L’heure est donc grave quand quiconque se trouve dans une situation où il en paume la Sorbonne.
La perte dont il est question n’est en effet pas celle de l’adresse de l’université (75005 Paris) mais de sa raison d’être : la compréhension.
En paumer la Sorbonne c’est ne rien comprendre à quelque chose, nada, queue de chique, que pouic, que tchi, jusqu’à en perdre la tête (pas au point de porter la Sorbonne à Charlot tout de même).
Dans les années surannées les occasions quotidiennes d’en paumer la Sorbonne sont légion : remplissage d’un formulaire administratif B2 à retirer au 3ᵉ étage bureau 452 de 14 heures à 16 heures (hors jours fériés, mercredis et veilles de fêtes), lecture d’un horaire des chemins de fer sur un dépliant de dix-huit volets en format poche, plongée dans les petits caractères d’un contrat d’assurance, etc.

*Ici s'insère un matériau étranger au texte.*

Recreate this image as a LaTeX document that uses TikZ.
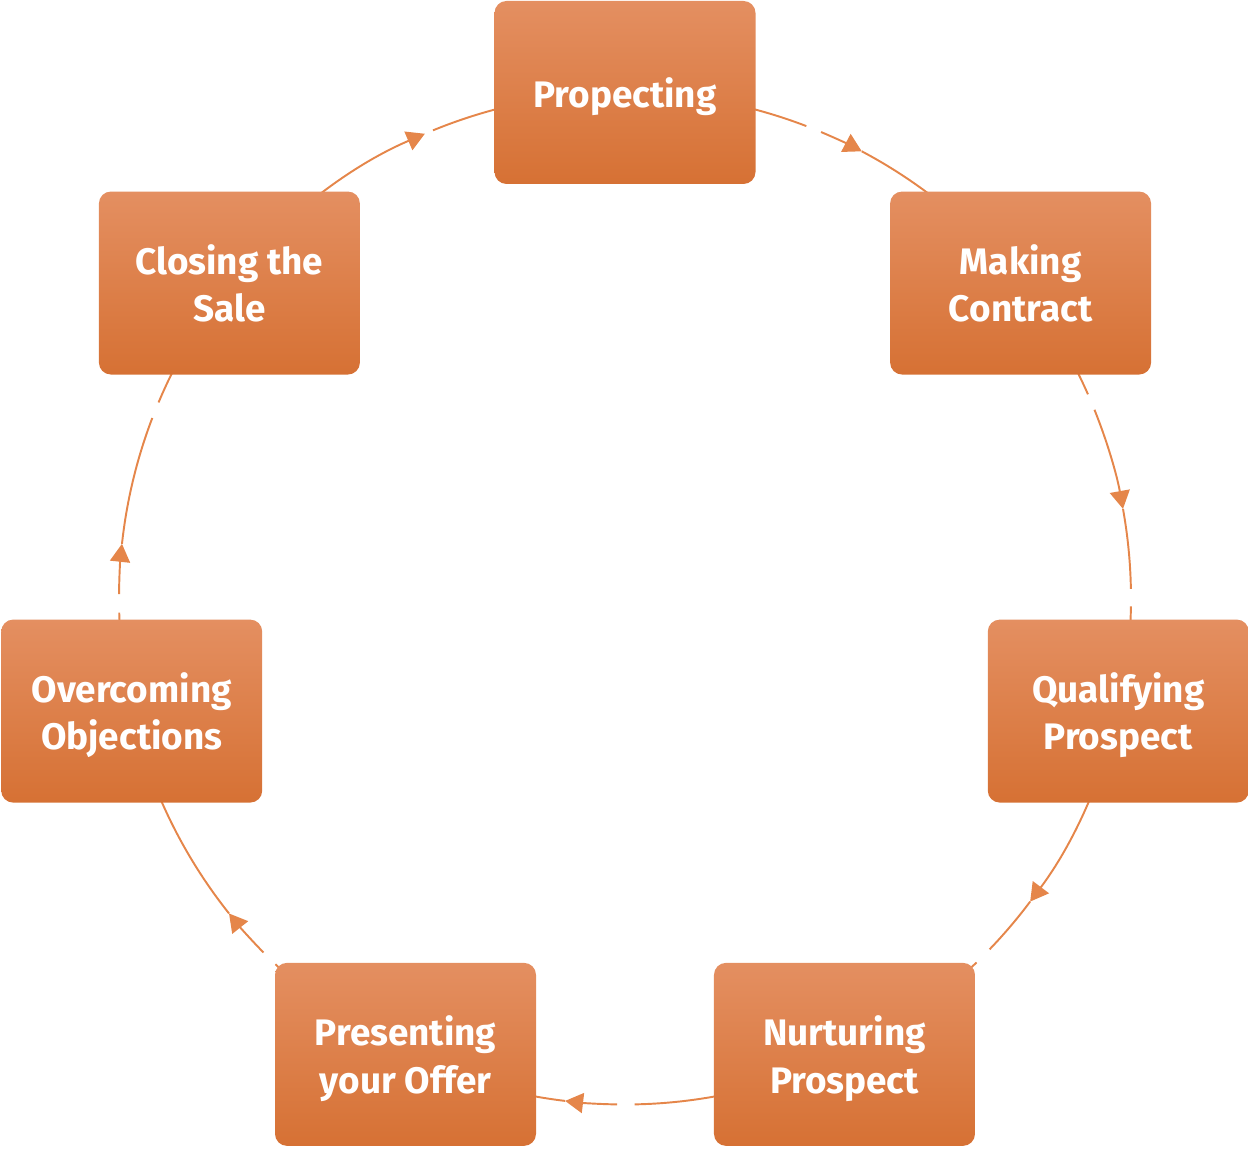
\documentclass[tikz,border=0pt]{standalone}
\usepackage{fontspec}
\setmainfont{Fira Sans}
\usetikzlibrary{arrows.meta,backgrounds,calc}
\definecolor{stagetop}{HTML}{E48F61}
\definecolor{stagebottom}{HTML}{D67134}
\definecolor{linkorange}{HTML}{E5864A}
\tikzset{
  stage/.style={rounded corners=2.4mm, top color=stagetop, bottom color=stagebottom,
    minimum width=5.22cm, minimum height=3.66cm, inner sep=0pt, align=center,
    text depth=0pt, text=white, font=\bfseries\fontsize{21}{27}\selectfont},
  link/.style={draw=linkorange, line width=1.1pt},
  linktip/.style={link, -{Triangle[length=3.6mm,width=4mm]}}
}
\newcommand{\ringr}{10.12}

\begin{document}
\begin{tikzpicture}
\useasboundingbox (0,0) rectangle (24.96,22.98);
\coordinate (hub) at (12.5,11.01);
% Stages round the ring
\node[stage] (pro) at ($(hub)+(90:\ringr)$) {Propecting};
\node[stage] (con) at ($(hub)+(38.57:\ringr)$) {Making\\Contract};
\node[stage] (qua) at ($(hub)+(-12.86:\ringr)$) {Qualifying\\Prospect};
\node[stage] (nur) at ($(hub)+(-64.29:\ringr)$) {Nurturing\\Prospect};
\node[stage] (off) at ($(hub)+(-115.71:\ringr)$) {Presenting\\your Offer};
\node[stage] (obj) at ($(hub)+(-167.14:\ringr)$) {Overcoming\\Objections};
\node[stage] (clo) at ($(hub)+(141.43:\ringr)$) {Closing the\\Sale};
\begin{scope}[on background layer]
% Propecting to making contract
\draw[link] (pro.center) arc[start angle=90, end angle=69, radius=\ringr];
\draw[linktip] ($(hub)+(67.2:\ringr)$) arc[start angle=67.2, end angle=62.1, radius=\ringr];
\draw[link] ($(hub)+(62.1:\ringr)$) arc[start angle=62.1, end angle=38.57, radius=\ringr];
% Making contract to qualifying
\draw[link] (con.center) arc[start angle=38.57, end angle=23.8, radius=\ringr];
\draw[linktip] ($(hub)+(21.9:\ringr)$) arc[start angle=21.9, end angle=10.2, radius=\ringr];
\draw[link] ($(hub)+(10.2:\ringr)$) arc[start angle=10.2, end angle=1.1, radius=\ringr];
\draw[link] ($(hub)+(-0.9:\ringr)$) arc[start angle=-0.9, end angle=-12.86, radius=\ringr];
% Qualifying to nurturing
\draw[linktip] (qua.center) arc[start angle=-12.86, end angle=-36.8, radius=\ringr];
\draw[link] ($(hub)+(-36.8:\ringr)$) arc[start angle=-36.8, end angle=-43.9, radius=\ringr];
\draw[link] ($(hub)+(-46:\ringr)$) arc[start angle=-46, end angle=-64.29, radius=\ringr];
% Nurturing to offer
\draw[link] (nur.center) arc[start angle=-64.29, end angle=-88.9, radius=\ringr];
\draw[linktip] ($(hub)+(-90.9:\ringr)$) arc[start angle=-90.9, end angle=-96.8, radius=\ringr];
\draw[link] ($(hub)+(-96.8:\ringr)$) arc[start angle=-96.8, end angle=-115.71, radius=\ringr];
% Offer to objections
\draw[link] (off.center) arc[start angle=-115.71, end angle=-133.7, radius=\ringr];
\draw[linktip] ($(hub)+(-135.6:\ringr)$) arc[start angle=-135.6, end angle=-141.5, radius=\ringr];
\draw[link] ($(hub)+(-141.5:\ringr)$) arc[start angle=-141.5, end angle=-167.14, radius=\ringr];
% Objections to closing
\draw[link] (obj.center) arc[start angle=-167.14, end angle=-178.4, radius=\ringr];
\draw[linktip] ($(hub)+(-180.5:\ringr)$) arc[start angle=-180.5, end angle=-186.2, radius=\ringr];
\draw[link] ($(hub)+(-186.2:\ringr)$) arc[start angle=-186.2, end angle=-200.9, radius=\ringr];
\draw[link] ($(hub)+(-202.8:\ringr)$) arc[start angle=-202.8, end angle=-218.57, radius=\ringr];
% Closing back to propecting
\draw[linktip] (clo.center) arc[start angle=141.43, end angle=113.3, radius=\ringr];
\draw[link] ($(hub)+(112.3:\ringr)$) arc[start angle=112.3, end angle=90, radius=\ringr];
\end{scope}
\end{tikzpicture}
\end{document}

La profusion de chausse-trappes dissimulées de-ci de-là par de joyeux drilles souhaitant simplement se marrer un peu en contemplant le quidam au cerveau chamboulé¹ permet à en paumer la Sorbonne de devenir une locution très répandue et à la France de conforter sa place de deuxième (après l’indéboulonnable URSS et devant le royaume d’Ubu²) dans le classement de la complexité en tout et n’importe quoi.
Un état de l’art que ne saurait supporter la modernité lorsqu’arrive, enfin, son heure de régner.
Inflexibles sur la flexibilité, ses plus brillants représentants prennent des mesures : classement en catégorie surannée d’en paumer la Sorbonne, simplification des procédures administratives avec création de sites Internet³ 2.0-UX-responsive-design-chatbot-inside-background-friendly (sous réserve de la mise à jour de votre navigateur, vous renseigner auprès de votre administrateur réseau ou d’un voisin qui semble s’y connaître en informatique), apposition du label « Ouverture facile » sur les paquets d’emmental râpé et de les bocaux de cornichons, création d’un ministère de la simplification.
L’évidente efficacité de ces nombreuses et nécessaires réformes fera rapidement taire les nostalgiques d’un désordre ancien qui usaient encore d’en paumer la Sorbonne pour décrire leur désarroi mental.
L’expression disparaît à la vitesse de résolution du moindre problème comme après un échange téléphonique avec le service après-vente d’un acteur de l’économie moderne et numérique : instantanément en cliquant sur le bouton « Supprimer pour envoyer en surannéité ».